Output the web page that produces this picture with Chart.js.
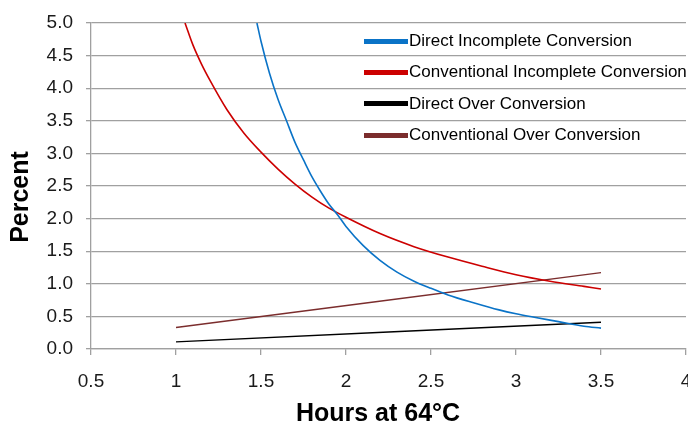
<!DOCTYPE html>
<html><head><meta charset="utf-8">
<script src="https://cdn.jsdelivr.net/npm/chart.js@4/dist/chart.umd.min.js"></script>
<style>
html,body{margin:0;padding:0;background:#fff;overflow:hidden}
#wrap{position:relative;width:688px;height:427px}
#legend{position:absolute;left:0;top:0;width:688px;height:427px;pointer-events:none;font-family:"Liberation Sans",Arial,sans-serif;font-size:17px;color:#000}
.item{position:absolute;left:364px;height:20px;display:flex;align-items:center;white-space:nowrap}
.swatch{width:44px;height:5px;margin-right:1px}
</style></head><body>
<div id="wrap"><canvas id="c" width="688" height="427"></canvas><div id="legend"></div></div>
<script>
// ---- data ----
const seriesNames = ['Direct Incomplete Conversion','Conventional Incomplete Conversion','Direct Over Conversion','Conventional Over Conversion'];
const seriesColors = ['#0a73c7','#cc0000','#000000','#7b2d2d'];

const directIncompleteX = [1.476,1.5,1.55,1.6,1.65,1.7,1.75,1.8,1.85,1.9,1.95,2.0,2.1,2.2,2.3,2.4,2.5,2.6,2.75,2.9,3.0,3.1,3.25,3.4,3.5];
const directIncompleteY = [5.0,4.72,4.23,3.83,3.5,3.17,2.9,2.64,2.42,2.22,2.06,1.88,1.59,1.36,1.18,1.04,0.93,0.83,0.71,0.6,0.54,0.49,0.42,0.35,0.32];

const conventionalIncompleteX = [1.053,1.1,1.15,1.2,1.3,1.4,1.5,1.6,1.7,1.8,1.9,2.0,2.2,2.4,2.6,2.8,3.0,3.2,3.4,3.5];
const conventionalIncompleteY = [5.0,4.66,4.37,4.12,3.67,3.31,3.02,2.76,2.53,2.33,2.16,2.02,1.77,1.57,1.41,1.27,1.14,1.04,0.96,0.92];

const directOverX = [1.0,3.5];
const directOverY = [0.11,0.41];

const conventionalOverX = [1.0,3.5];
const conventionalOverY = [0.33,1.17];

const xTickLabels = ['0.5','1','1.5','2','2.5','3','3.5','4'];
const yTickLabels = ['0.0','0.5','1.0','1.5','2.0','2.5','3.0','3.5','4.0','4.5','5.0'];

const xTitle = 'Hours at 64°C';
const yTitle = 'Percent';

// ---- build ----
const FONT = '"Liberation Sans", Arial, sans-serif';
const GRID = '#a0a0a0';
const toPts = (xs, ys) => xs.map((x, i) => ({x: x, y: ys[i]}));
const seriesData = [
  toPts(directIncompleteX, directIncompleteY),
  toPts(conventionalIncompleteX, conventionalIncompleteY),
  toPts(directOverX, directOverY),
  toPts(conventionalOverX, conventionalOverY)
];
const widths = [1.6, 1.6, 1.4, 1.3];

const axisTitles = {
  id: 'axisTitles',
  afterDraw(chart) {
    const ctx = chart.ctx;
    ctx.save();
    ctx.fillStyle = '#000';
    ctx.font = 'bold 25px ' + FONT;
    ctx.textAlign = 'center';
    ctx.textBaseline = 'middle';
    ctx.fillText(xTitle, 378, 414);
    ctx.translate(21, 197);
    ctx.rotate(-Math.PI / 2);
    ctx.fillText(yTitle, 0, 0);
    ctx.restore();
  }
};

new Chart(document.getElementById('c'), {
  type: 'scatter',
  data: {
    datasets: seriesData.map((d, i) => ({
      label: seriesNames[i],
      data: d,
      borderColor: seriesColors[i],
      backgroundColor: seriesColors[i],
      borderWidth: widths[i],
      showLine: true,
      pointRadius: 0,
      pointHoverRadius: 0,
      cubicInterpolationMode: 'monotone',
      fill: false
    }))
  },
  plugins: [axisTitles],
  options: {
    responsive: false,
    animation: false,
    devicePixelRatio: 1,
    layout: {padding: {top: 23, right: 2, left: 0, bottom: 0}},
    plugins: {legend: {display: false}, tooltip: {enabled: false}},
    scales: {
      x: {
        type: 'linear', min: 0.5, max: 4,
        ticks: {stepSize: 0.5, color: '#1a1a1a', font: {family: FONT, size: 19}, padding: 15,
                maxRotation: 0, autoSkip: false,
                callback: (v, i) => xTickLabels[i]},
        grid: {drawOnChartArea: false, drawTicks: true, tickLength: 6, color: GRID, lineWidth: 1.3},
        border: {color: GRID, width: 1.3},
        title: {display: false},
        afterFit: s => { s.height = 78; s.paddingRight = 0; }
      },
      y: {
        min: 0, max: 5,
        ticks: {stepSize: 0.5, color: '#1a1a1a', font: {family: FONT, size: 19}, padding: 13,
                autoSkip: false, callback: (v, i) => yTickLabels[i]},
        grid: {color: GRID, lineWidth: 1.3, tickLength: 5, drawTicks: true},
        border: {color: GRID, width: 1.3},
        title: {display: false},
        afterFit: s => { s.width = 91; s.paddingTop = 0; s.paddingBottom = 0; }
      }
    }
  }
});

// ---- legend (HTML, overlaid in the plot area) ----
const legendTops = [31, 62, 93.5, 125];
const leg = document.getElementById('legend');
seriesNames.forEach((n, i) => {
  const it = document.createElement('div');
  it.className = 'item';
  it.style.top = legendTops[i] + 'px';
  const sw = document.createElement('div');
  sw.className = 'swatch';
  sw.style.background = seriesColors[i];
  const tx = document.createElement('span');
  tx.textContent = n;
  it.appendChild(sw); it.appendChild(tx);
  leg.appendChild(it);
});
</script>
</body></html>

### Task to complete
Repeat the data exactly, dropping every picture it holds.

### Final result
Output the web page that produces this picture with Chart.js.
<!DOCTYPE html>
<html><head><meta charset="utf-8">
<script src="https://cdn.jsdelivr.net/npm/chart.js@4/dist/chart.umd.min.js"></script>
<style>
html,body{margin:0;padding:0;background:#fff;overflow:hidden}
#wrap{position:relative;width:688px;height:427px}
#legend{position:absolute;left:0;top:0;width:688px;height:427px;pointer-events:none;font-family:"Liberation Sans",Arial,sans-serif;font-size:17px;color:#000}
.item{position:absolute;left:364px;height:20px;display:flex;align-items:center;white-space:nowrap}
.swatch{width:44px;height:5px;margin-right:1px}
</style></head><body>
<div id="wrap"><canvas id="c" width="688" height="427"></canvas><div id="legend"></div></div>
<script>
// ---- data ----
const seriesNames = ['Direct Incomplete Conversion','Conventional Incomplete Conversion','Direct Over Conversion','Conventional Over Conversion'];
const seriesColors = ['#0a73c7','#cc0000','#000000','#7b2d2d'];

const directIncompleteX = [1.476,1.5,1.55,1.6,1.65,1.7,1.75,1.8,1.85,1.9,1.95,2.0,2.1,2.2,2.3,2.4,2.5,2.6,2.75,2.9,3.0,3.1,3.25,3.4,3.5];
const directIncompleteY = [5.0,4.72,4.23,3.83,3.5,3.17,2.9,2.64,2.42,2.22,2.06,1.88,1.59,1.36,1.18,1.04,0.93,0.83,0.71,0.6,0.54,0.49,0.42,0.35,0.32];

const conventionalIncompleteX = [1.053,1.1,1.15,1.2,1.3,1.4,1.5,1.6,1.7,1.8,1.9,2.0,2.2,2.4,2.6,2.8,3.0,3.2,3.4,3.5];
const conventionalIncompleteY = [5.0,4.66,4.37,4.12,3.67,3.31,3.02,2.76,2.53,2.33,2.16,2.02,1.77,1.57,1.41,1.27,1.14,1.04,0.96,0.92];

const directOverX = [1.0,3.5];
const directOverY = [0.11,0.41];

const conventionalOverX = [1.0,3.5];
const conventionalOverY = [0.33,1.17];

const xTickLabels = ['0.5','1','1.5','2','2.5','3','3.5','4'];
const yTickLabels = ['0.0','0.5','1.0','1.5','2.0','2.5','3.0','3.5','4.0','4.5','5.0'];

const xTitle = 'Hours at 64°C';
const yTitle = 'Percent';

// ---- build ----
const FONT = '"Liberation Sans", Arial, sans-serif';
const GRID = '#a0a0a0';
const toPts = (xs, ys) => xs.map((x, i) => ({x: x, y: ys[i]}));
const seriesData = [
  toPts(directIncompleteX, directIncompleteY),
  toPts(conventionalIncompleteX, conventionalIncompleteY),
  toPts(directOverX, directOverY),
  toPts(conventionalOverX, conventionalOverY)
];
const widths = [1.6, 1.6, 1.4, 1.3];

const axisTitles = {
  id: 'axisTitles',
  afterDraw(chart) {
    const ctx = chart.ctx;
    ctx.save();
    ctx.fillStyle = '#000';
    ctx.font = 'bold 25px ' + FONT;
    ctx.textAlign = 'center';
    ctx.textBaseline = 'middle';
    ctx.fillText(xTitle, 378, 414);
    ctx.translate(21, 197);
    ctx.rotate(-Math.PI / 2);
    ctx.fillText(yTitle, 0, 0);
    ctx.restore();
  }
};

new Chart(document.getElementById('c'), {
  type: 'scatter',
  data: {
    datasets: seriesData.map((d, i) => ({
      label: seriesNames[i],
      data: d,
      borderColor: seriesColors[i],
      backgroundColor: seriesColors[i],
      borderWidth: widths[i],
      showLine: true,
      pointRadius: 0,
      pointHoverRadius: 0,
      cubicInterpolationMode: 'monotone',
      fill: false
    }))
  },
  plugins: [axisTitles],
  options: {
    responsive: false,
    animation: false,
    devicePixelRatio: 1,
    layout: {padding: {top: 23, right: 2, left: 0, bottom: 0}},
    plugins: {legend: {display: false}, tooltip: {enabled: false}},
    scales: {
      x: {
        type: 'linear', min: 0.5, max: 4,
        ticks: {stepSize: 0.5, color: '#1a1a1a', font: {family: FONT, size: 19}, padding: 15,
                maxRotation: 0, autoSkip: false,
                callback: (v, i) => xTickLabels[i]},
        grid: {drawOnChartArea: false, drawTicks: true, tickLength: 6, color: GRID, lineWidth: 1.3},
        border: {color: GRID, width: 1.3},
        title: {display: false},
        afterFit: s => { s.height = 78; s.paddingRight = 0; }
      },
      y: {
        min: 0, max: 5,
        ticks: {stepSize: 0.5, color: '#1a1a1a', font: {family: FONT, size: 19}, padding: 13,
                autoSkip: false, callback: (v, i) => yTickLabels[i]},
        grid: {color: GRID, lineWidth: 1.3, tickLength: 5, drawTicks: true},
        border: {color: GRID, width: 1.3},
        title: {display: false},
        afterFit: s => { s.width = 91; s.paddingTop = 0; s.paddingBottom = 0; }
      }
    }
  }
});

// ---- legend (HTML, overlaid in the plot area) ----
const legendTops = [31, 62, 93.5, 125];
const leg = document.getElementById('legend');
seriesNames.forEach((n, i) => {
  const it = document.createElement('div');
  it.className = 'item';
  it.style.top = legendTops[i] + 'px';
  const sw = document.createElement('div');
  sw.className = 'swatch';
  sw.style.background = seriesColors[i];
  const tx = document.createElement('span');
  tx.textContent = n;
  it.appendChild(sw); it.appendChild(tx);
  leg.appendChild(it);
});
</script>
</body></html>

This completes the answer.